Basankusu, DR Congo: Inauguration of New Cathedral that took Six Years Building

Basankusu, DR Congo: Inauguration of New Cathedral that took Six Years Building

BASANKUSU CATHEDRAL 

A big cathedral in a remote town in the equatorial rain-forest? It is not a new idea. The Mill Hill Missionaries who came to the Congo back in 1905 took on the challenge of an area twice the size of Belgium along the Lulonga, Maringa and Lopori rivers. Gerard Wantenaar MHM became Prefect Apostolic of the area in 1926, leading the pastoral work and giving priority to education (in his time the number of students rose from 6,000 to nearly 37,000.). The arrival of four more brothers accelerated the building programme. Between 1929 and 1942 nine new ‘missions’ were established and nine new churches built of baked brick. After a successful Church building in the same style in Baringa, the impressive Basankusu Cathedral of Saints Peter and Paul was opened in 1943. Bro. Jan de Koning MHM managed this feat in spite of the isolation due to World War II, and the scarcity of cement. This meant for instance that the foundations were in brick too. He foresaw that it would last 50 years. In fact it stood for about 70 years.

The people of Basankusu were justifiably proud of their Cathedral, the city’s most impressive monument. The towers were the first part to cause problems, and Bro. Piet van Vliet MHM supervised their dismantling, saving enough bricks to build a church in another part of town.  But unfortunately, more recently, expert opinion indicated that the cracks and subsidence, that had been worrying the authorities over the years, were such that there was a likelihood of some collapse and danger to life and limb.  So reluctantly the Cathedral was demolished in 2012.

There was some debate on how to replace it.  Under Bp. Joseph Mokobe Ndjoku’s leadership, a decision was made to rebuild the cathedral to the original complex design, keeping the same dimensions, but using different materials. This was honouring the original vision of Bp. Wantenaar and the extraordinary work accomplished by Jan de Koning, but also appeasing those who were upset by the demolition. The option to use concrete foundations and pillars and cement-block walls ensured that the building would not crack and collapse within the next 70 years; but it also contributed to it being an expensive building. The work was supervised by engineers/architects from Kinshasa and carried out by workers from Basankusu and elsewhere.

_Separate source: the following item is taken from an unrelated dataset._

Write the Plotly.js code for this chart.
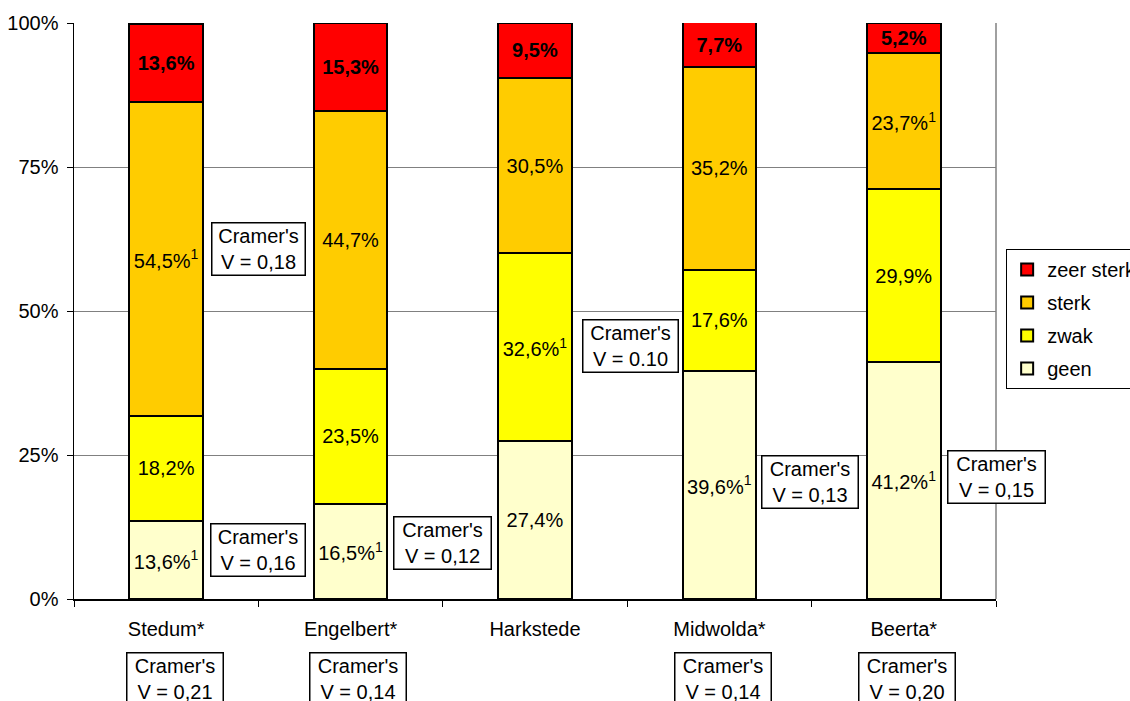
<!DOCTYPE html>
<html>
<head>
<meta charset="utf-8">
<script src="https://cdn.plot.ly/plotly-3.0.1.min.js"></script>
<style>html,body{margin:0;padding:0;background:#fff;}#chart{width:1130px;height:701px;}</style>
</head>
<body>
<div id="chart"></div>
<script>
const categories = ['Stedum*', 'Engelbert*', 'Harkstede', 'Midwolda*', 'Beerta*'];
const seriesNames = ['geen', 'zwak', 'sterk', 'zeer sterk'];
const geen = [13.6, 16.5, 27.4, 39.6, 41.2];
const zwak = [18.2, 23.5, 32.6, 17.6, 29.9];
const sterk = [54.5, 44.7, 30.5, 35.2, 23.7];
const zeerSterk = [13.6, 15.3, 9.5, 7.7, 5.2];
const geenLabels = ['13,6%<sup>1</sup>', '16,5%<sup>1</sup>', '27,4%', '39,6%<sup>1</sup>', '41,2%<sup>1</sup>'];
const zwakLabels = ['18,2%', '23,5%', '32,6%<sup>1</sup>', '17,6%', '29,9%'];
const sterkLabels = ['54,5%<sup>1</sup>', '44,7%', '30,5%', '35,2%', '23,7%<sup>1</sup>'];
const zeerSterkLabels = ['<b>13,6%</b>', '<b>15,3%</b>', '<b>9,5%</b>', '<b>7,7%</b>', '<b>5,2%</b>'];
const yTickVals = [0, 25, 50, 75, 100];
const yTickText = ['0%', '25%', '50%', '75%', '100%'];
const cramerTexts = ['0,18', '0,16', '0,12', '0.10', '0,13', '0,15', '0,15'];
const cramerBottom = ['0,21', '0,14', '0,14', '0,20'];

const FONT = 'Liberation Sans, Arial, sans-serif';
const FS = 20;
const colors = ['#FFFFCC', '#FFFF00', '#FFCC00', '#FF0000'];
const values = [geen, zwak, sterk, zeerSterk];
const labels = [geenLabels, zwakLabels, sterkLabels, zeerSterkLabels];

const data = values.map((v, i) => ({
  type: 'bar',
  name: seriesNames[i],
  x: categories,
  y: v,
  text: labels[i],
  textposition: 'inside',
  insidetextanchor: 'middle',
  constraintext: 'none',
  textangle: 0,
  textfont: {family: FONT, size: FS, color: '#000'},
  hoverinfo: 'none',
  legendrank: 4 - i,
  legendgroup: 'g' + i,
  marker: {color: colors[i], line: {color: '#000', width: 2}}
}));

// in-plot Cramer's V boxes: [x, y, width]
const inPos = [[0.5, 60.8, 88], [0.5, 8.5, 89], [1.5, 9.7, 92], [2.52, 43.9, 90], [3.49, 20.3, 91], [4.5, 21.2, 92], [4.53, 83.2, 104]];
const botPos = [0.05, 1.04, 3.02, 4.02];

const annotations = [];
inPos.forEach((p, i) => {
  annotations.push({
    xref: 'x', yref: 'y', x: p[0], y: p[1], xanchor: 'center', yanchor: 'middle',
    text: "Cramer's<br>V = " + cramerTexts[i], showarrow: false,
    font: {family: FONT, size: FS, color: '#000'},
    bgcolor: '#fff', bordercolor: '#000', borderwidth: 1.5, borderpad: 2,
    width: p[2], height: 47, align: 'center'
  });
});
botPos.forEach((x, i) => {
  annotations.push({
    xref: 'x', yref: 'paper', x: x, y: -0.092, xanchor: 'center', yanchor: 'top',
    text: "Cramer's<br>V = " + cramerBottom[i], showarrow: false,
    font: {family: FONT, size: FS, color: '#000'},
    bgcolor: '#fff', bordercolor: '#000', borderwidth: 1.5, borderpad: 2,
    width: 91, height: 47, align: 'center'
  });
});

const layout = {
  width: 1130, height: 701,
  margin: {l: 74, r: 134, t: 23, b: 102, pad: 0, autoexpand: false},
  paper_bgcolor: '#fff', plot_bgcolor: '#fff',
  barmode: 'stack', bargap: 0.6,
  font: {family: FONT, size: FS, color: '#000'},
  showlegend: true,
  legend: {
    x: 1.011, xanchor: 'left', y: 0.486, yanchor: 'middle',
    traceorder: 'grouped', tracegroupgap: 4,
    bordercolor: '#000', borderwidth: 1, bgcolor: '#fff',
    itemwidth: 30,
    font: {family: FONT, size: FS, color: '#000'}
  },
  xaxis: {
    type: 'category', range: [-0.5, 4.5], fixedrange: true,
    showline: true, linecolor: '#000', linewidth: 1.5,
    ticks: 'outside', tickson: 'boundaries', ticklen: 6, tickcolor: '#000', tickwidth: 1,
    ticklabelstandoff: 11, showgrid: false, zeroline: false,
    tickfont: {family: FONT, size: FS, color: '#000'}
  },
  yaxis: {
    range: [0, 100], fixedrange: true,
    tickvals: yTickVals, ticktext: yTickText,
    showline: true, linecolor: '#000', linewidth: 1.5,
    ticks: 'outside', ticklen: 6, tickcolor: '#000', tickwidth: 1,
    ticklabelstandoff: 4,
    showgrid: true, gridcolor: '#808080', gridwidth: 1, zeroline: false,
    tickfont: {family: FONT, size: FS, color: '#000'}
  },
  shapes: [
    {type: 'line', xref: 'paper', yref: 'paper', x0: 1, x1: 1, y0: 0, y1: 1, line: {color: '#808080', width: 1.5}, layer: 'below'}
  ],
  annotations: annotations
};

Plotly.newPlot('chart', data, layout, {displayModeBar: false, staticPlot: true});
</script>
</body>
</html>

There was of course some debate about the appealing for funds.  One side insisted on the importance of concern for the poor; the other stressed the value of having a symbol of faith and hope which acknowledged the importance of God’s presence among us. I would opt for a ‘both-and’ approach rather than an ‘either-or’ one. Pastoral care and social justice (including paying the workers properly) should not be sacrificed. But the rebuilding of the Temple in Jerusalem (Esdras) sets a precedent; then, throughout the world people accept spending on things like football stadia…!  Within the diocese the faithful have been very generous. Mill Hill has contributed something. But I think the bulk of the funding has come from Rome and Germany.

Now the newly built Cathedral is completed – roofed, plastered and painted, floored, decorated… and ready to be inaugurated on 21 October.

Tomb Bp Wantenaar

The immediate preparations have been very prayerful and no doubt the troubled country’s need for a peaceful resolution of its political and social problems will be stressed. On the Saturday, the visiting bishops will be administering the sacraments of confirmation and matrimony in the various churches and chapels round the town that have been in use while the cathedral was being built. There will be a procession in the afternoon. Bp. Wantenaar’s mortal remains, exhumed from the town cemetery are being transferred to a tomb in the cathedral. Bp. Willem van Kester MHM and Bp. Ignace Matondo, first Congolese bishop of Basankusu, will be remembered too; and I expect the crosses remembering the first team of missionaries to arrive will be highlighted.

The Consecration of the new edifice will take place on Saturday. Then there will be the first and solemn Eucharistic celebration inside the cathedral on Sunday.      Deo gratias!  May Saints Peter and Paul bless the local Church, locally and in its missionary out-reach.